Sometimes I program in my sleep. If I hold a problem in my mind as I'm drifting off, I often find I wake up knowing the answer.

@wendynather people with expansive, well-ordered working memory are amazing to me, on the order of magicians
@wendynather
Because he was logician; the programming was merely his language to realize his thoughts. The definition of "good programmer" is not how good is the syntax, but how good is the logic.
@wendynather love it! yep I do similar. blessed to have a kind of visual "desktop/screen" in my mind when I want it, where I can sketch/see code, text drafts etc. not perfect and not unlimited capacity, but decent enough to help
@wendynather Aside: I have that shirt and love wearing it here in AL 😏 I think our dads might have had a lot in common; he was a chemist and early programmer of NMR machines in the 60s and even after he retired decades later companies contracted him to figure out their ancient code.
@Nonya_Bidniss Totally! My dad started out with a BA in English, became a nuclear physicist, then an inventor, then a programmer, and spent the rest of his career as an astronomer, computerizing the telescopes in various locations. Some of his software is still in use today.

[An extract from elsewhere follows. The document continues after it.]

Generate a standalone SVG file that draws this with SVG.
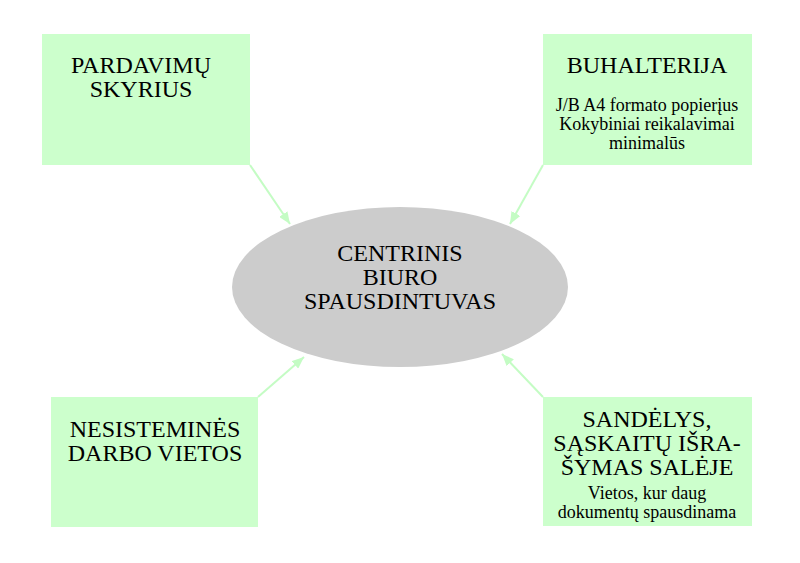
<svg xmlns="http://www.w3.org/2000/svg" width="800" height="563" viewBox="0 0 800 563">
<style>
.box{fill:#ccffcc;stroke:none}
.t{font-family:"Liberation Serif","Times New Roman",serif;fill:#000;text-anchor:middle}
.big{font-size:24px}
.small{font-size:18px}
.edge{stroke:#c4fcc4;stroke-width:2;fill:none}
</style>
<defs>
<marker id="ah" viewBox="0 0 12 10" refX="12" refY="5" markerWidth="12" markerHeight="10" markerUnits="userSpaceOnUse" orient="auto">
<path d="M0,0 L12,5 L0,10 Z" fill="#c4fcc4"/>
</marker>
</defs>
<rect width="800" height="563" fill="#fff"/>
<g id="connectors">
<line class="edge" x1="250" y1="165" x2="290" y2="224" marker-end="url(#ah)"/>
<line class="edge" x1="543" y1="165" x2="510" y2="224" marker-end="url(#ah)"/>
<line class="edge" x1="258" y1="397" x2="304" y2="357" marker-end="url(#ah)"/>
<line class="edge" x1="543" y1="397" x2="502" y2="354" marker-end="url(#ah)"/>
</g>
<g id="center">
<ellipse cx="400" cy="287" rx="168" ry="80" fill="#cccccc"/>
<text class="t big" x="400" y="261">CENTRINIS</text>
<text class="t big" x="400" y="285">BIURO</text>
<text class="t big" x="400" y="309">SPAUSDINTUVAS</text>
</g>
<g id="pardavimu">
<rect class="box" x="42" y="34" width="208" height="131"/>
<text class="t big" x="141" y="73">PARDAVIMŲ</text>
<text class="t big" x="141" y="97">SKYRIUS</text>
</g>
<g id="buhalterija">
<rect class="box" x="543" y="34" width="209" height="131"/>
<text class="t big" x="647" y="73">BUHALTERIJA</text>
<text class="t small" x="647" y="111">J/B A4 formato popierįus</text>
<text class="t small" x="647" y="130">Kokybiniai reikalavimai</text>
<text class="t small" x="647" y="149">minimalūs</text>
</g>
<g id="nesistemines">
<rect class="box" x="51" y="397" width="207" height="130"/>
<text class="t big" x="155" y="437">NESISTEMINĖS</text>
<text class="t big" x="155" y="461">DARBO VIETOS</text>
</g>
<g id="sandelys">
<rect class="box" x="543" y="397" width="209" height="129"/>
<text class="t big" x="647" y="427">SANDĖLYS,</text>
<text class="t big" x="647" y="451">SĄSKAITŲ IŠRA-</text>
<text class="t big" x="647" y="475">ŠYMAS SALĖJE</text>
<text class="t small" x="647" y="499">Vietos, kur daug</text>
<text class="t small" x="647" y="518">dokumentų spausdinama</text>
</g>
</svg>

@wendynather @Nonya_Bidniss this is an incredible story and legacy! You sound like a proud daughter
@corsairmo @Nonya_Bidniss He literally got me started in my career, by making me learn BASIC at the ripe old age of 12 😆
@wendynather Wow, I never made the connection. I feel dumb. I really liked his "put a query on the net" poem.
@rsalz Yes, I was going to get around to digging that one up too!

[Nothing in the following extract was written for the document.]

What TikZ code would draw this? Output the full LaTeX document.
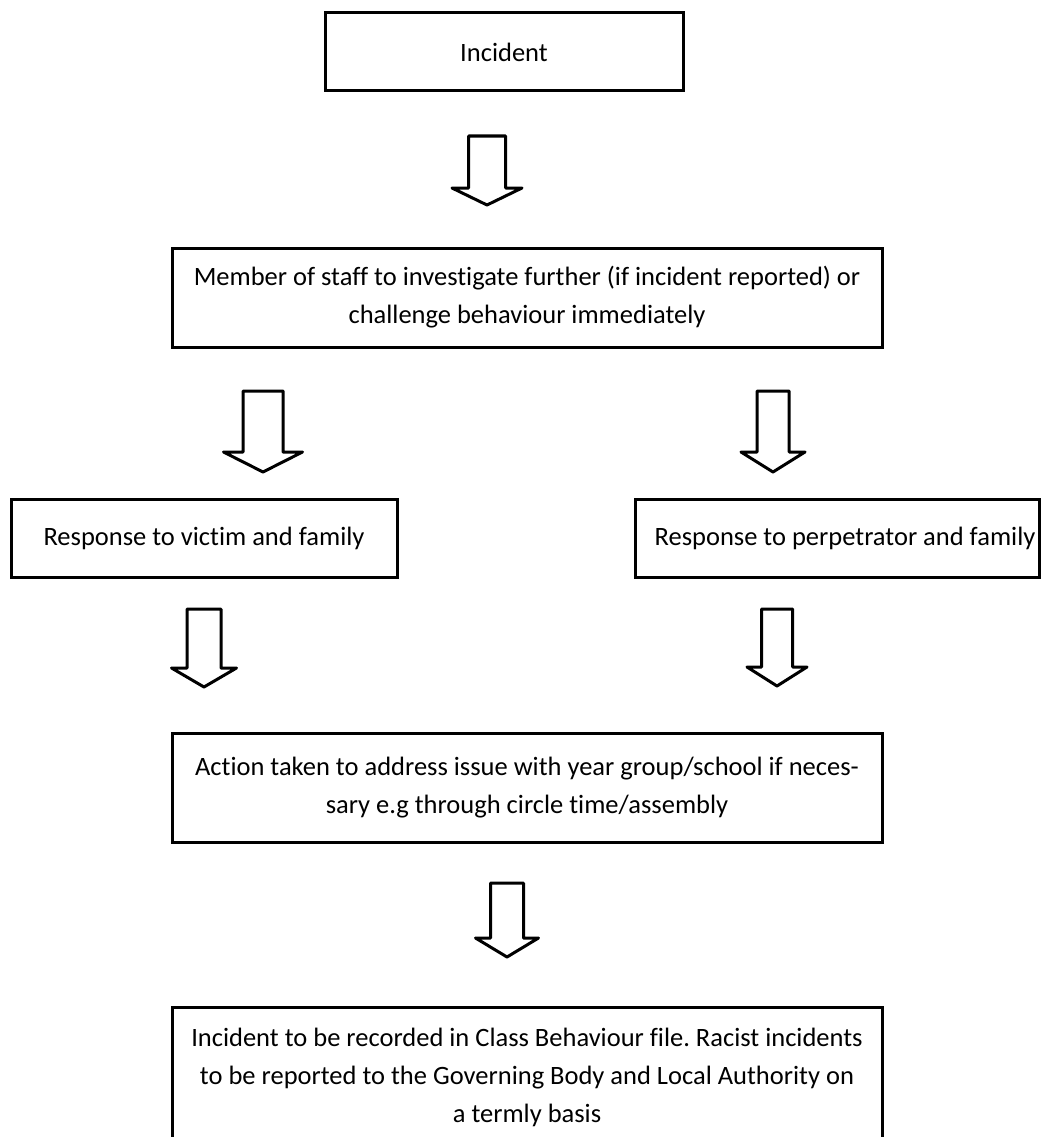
\documentclass[tikz,border=0pt]{standalone}
\usepackage{fontspec}
\setmainfont[Ligatures=NoCommon]{Carlito}
\frenchspacing
\usepackage{tikz}
\usetikzlibrary{positioning,calc}
\tikzstyle{box} = [rectangle, draw=black, line width=3pt, outer sep=0pt, inner sep=0pt, text centered, align=center, font=\fontsize{26.5pt}{38pt}\selectfont]
\tikzstyle{blockarrow} = [draw=black, line width=3pt, line join=round]
% hollow down arrow: #1 top point, #2 length, #3 shaft half width, #4 head half width, #5 head length
\newcommand{\hollowarrow}[5]{\draw[blockarrow] ([xshift=-#3pt]#1) -- ++(0,-#2+#5) -- ++(#3-#4,0) -- ++(#4,-#5) -- ++(#4,#5) -- ++(#3-#4,0) -- ++(0,#2-#5) -- cycle;}

\begin{document}
\begin{tikzpicture}[x=1pt, y=1pt]
	\useasboundingbox (0,0) rectangle (1042,-1137);
	\node (incident) [box, minimum width=358pt, minimum height=78pt] at (504,-52) {Incident};
	\node (member) [box, minimum width=710pt, minimum height=99pt, below = 157pt of incident, xshift=23pt] {Member of staff to investigate further (if incident reported) or\\challenge behaviour immediately};
	\node (victim) [box, minimum width=386pt, minimum height=78pt, below = 152pt of member, xshift=-323pt] {Response to victim and family};
	\node (perpetrator) [box, minimum width=404pt, minimum height=78pt, right = 238pt of victim] {\hspace*{16pt}Response to perpetrator and family};
	\node (action) [box, minimum width=710pt, minimum height=109pt, below = 156pt of victim, xshift=323pt] {Action taken to address issue with year group/school if neces-\\sary e.g through circle time/assembly};
	\node (record) [box, minimum width=710pt, minimum height=141pt, below = 165pt of action] {Incident to be recorded in Class Behaviour file. Racist incidents\\to be reported to the Governing Body and Local Authority on\\a termly basis};

	\coordinate [below = 45pt of incident, xshift=-17pt] (arr1);
	\coordinate [below = 44pt of member, xshift=-264pt] (arr2l);
	\coordinate [below = 44pt of member, xshift=246pt] (arr2r);
	\coordinate [below = 32pt of victim] (arr3l);
	\coordinate [below = 32pt of perpetrator, xshift=-60pt] (arr3r);
	\coordinate [below = 41pt of action, xshift=-20pt] (arr5);

	\hollowarrow{arr1}{69}{18.5}{35}{17}
	\hollowarrow{arr2l}{81}{20}{39.5}{20}
	\hollowarrow{arr2r}{81}{16}{32}{20}
	\hollowarrow{arr3l}{78}{17}{32.5}{19}
	\hollowarrow{arr3r}{77}{15.5}{30}{19}
	\hollowarrow{arr5}{74}{16.5}{31.5}{19}
\end{tikzpicture}
\end{document}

@wendynather Didn't he do some of the telescope control in FORTH?
The Mel story reminds me of when one of my CS professors talked with reverence about how Alan Turing wrote self-modifying assembly language and I thought, "isn't that how it's done when your processor sucks?" I had been writing self-modifying code for the Apple II for 5 years at that point.

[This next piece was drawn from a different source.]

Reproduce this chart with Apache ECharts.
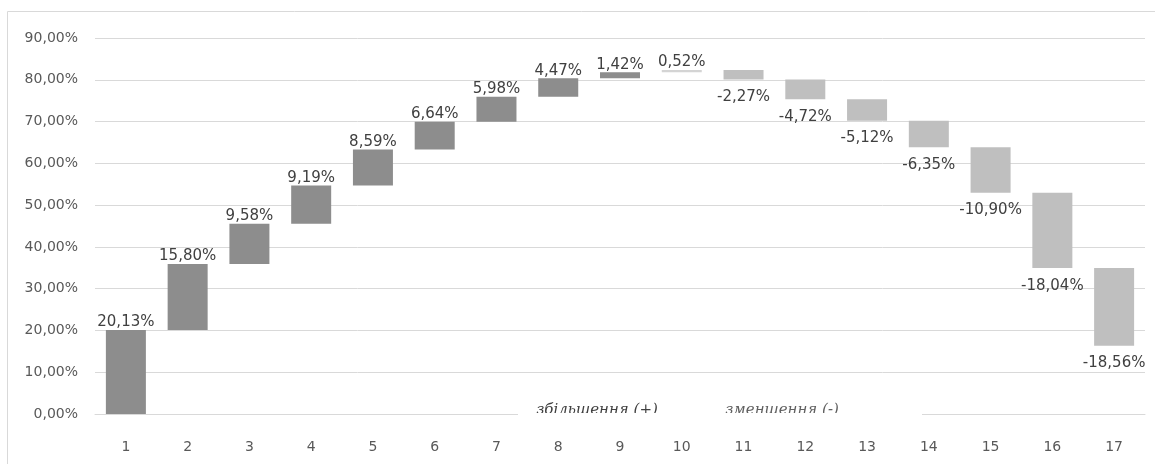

@plinth I don’t know the details myself, but it wouldn’t surprise me. He used whatever worked for the job to be done, but he also had some strong prejudices (CLI only, he hated Windows).
@wendynather I dropped a link to this post/thread into the MeFi post.
@rmd1023 You da best, thank you 💚
@wendynather I have that in hard copy from back in the day. Nice to see the jargon file, and it's associated lore still circulating out there.
@tealeg Funny story: ESR didn’t know it was my dad when he added the story to the Hacker’s Dictionary 😆
@wendynather I’m (just) old enough that I interacted with some real ol’ time hackers early in my career. I was given the Hacker’s Dictionary to help me understand what the hell they were talking about. What I always loved about that story is how creativity comes from constraints. Perhaps your dad’s formatting is itself an example of that kind.
@tealeg This is what pisses me off about the trope of old people not understanding technology. As I told my kids: “Honey, who do you think BUILT the Internet?”
@tealeg I printed out many items from the Jargon File and hung them in my office back around 1991. Of course, that was back when lowly developers still *had* offices.
@joeygibson I’ve been working remotely for most of the last 15 years, I have my own office :-) I have John McCarthy and Djikstra on my walls. The hackers dictionary is in the bookcase
@tealeg I've been 100% remote for three years, and about 85% remote in the four years prior to that. While part of me misses The Old Days™, back in the early 90s, when I had a spacious office, with floor-to-ceiling, windows, and a door that closed, I wouldn't trade that for what I have now.
@wendynather Mel the Real Programmer! I can't remember a time when I didn't know that story. I must have been emailed it in the late 90s...
@wendynather Will Mastodon throw up the person who should have mounted a scratch monkey as an encore?
@wendynather i was first told about this story by @ber around 1999 -- he told me i had to read it. legendary!
@wendynather
Oh, it's really beautiful to see a bit behind that story. I've loved it from the first time I read it
@leyrer schon mal gesehen? Ich kannte "Mel" bisher nicht.
@Habrok42 die mel story ist super 😍
@wendynather that's amazing. Does he still have the program? Does the machine still exist?
@threatresearch I doubt it, but I don’t know — both of them have since passed away
@wendynather This is a story we all know and hold dear.
@wendynather mel! i've read that story several times over the years.
@wendynather I remember reading that when it was in the original prose format 😀
@wendynather
I have referred a lot of people to that story over the years. ❤️
@hacks4pancakes
@wendynather I loved that article since I first read it, probably in the late 80s or early 90s. It's now a bit hard to explain to "kids these days", but I'm just old enough to be able to appreciate the details to at least some degree.
@wendynather OMG this is one of my favorite stories ever! Of course I only knew it from 30 years ago...
@wendynather @siracusa I have never seen such a poetic and detailed description of what it was like to program early computers, in machine language!
@GQB He really had a gift for writing. He originally wanted to write science fiction for a living, but someone offered him a job as a nuclear physicist, and he went with that instead.
@wendynather @siracusa And it even contains a link at the very end with the full programming manual for the machine!
@wendynather @siracusa Thanks for boosting this. Spent a lot of time on USENET at one time. We had some nice communities on comp.sys.mac. And the usual trolling, spamming, and vitriol. In other words, the Internet has always been the same. I even did some ML coding back then, but mostly assembly.
@wendynather I have a baseball poem somewhere about 'how today's game isn't played the right way', and it was written in 1920-something. This is great, the evergreen programming language generation argument, and immediately reminded me of it.
@wendynather I had read this story many years ago, and enjoyed it very much. Thank you for sharing this ☺️.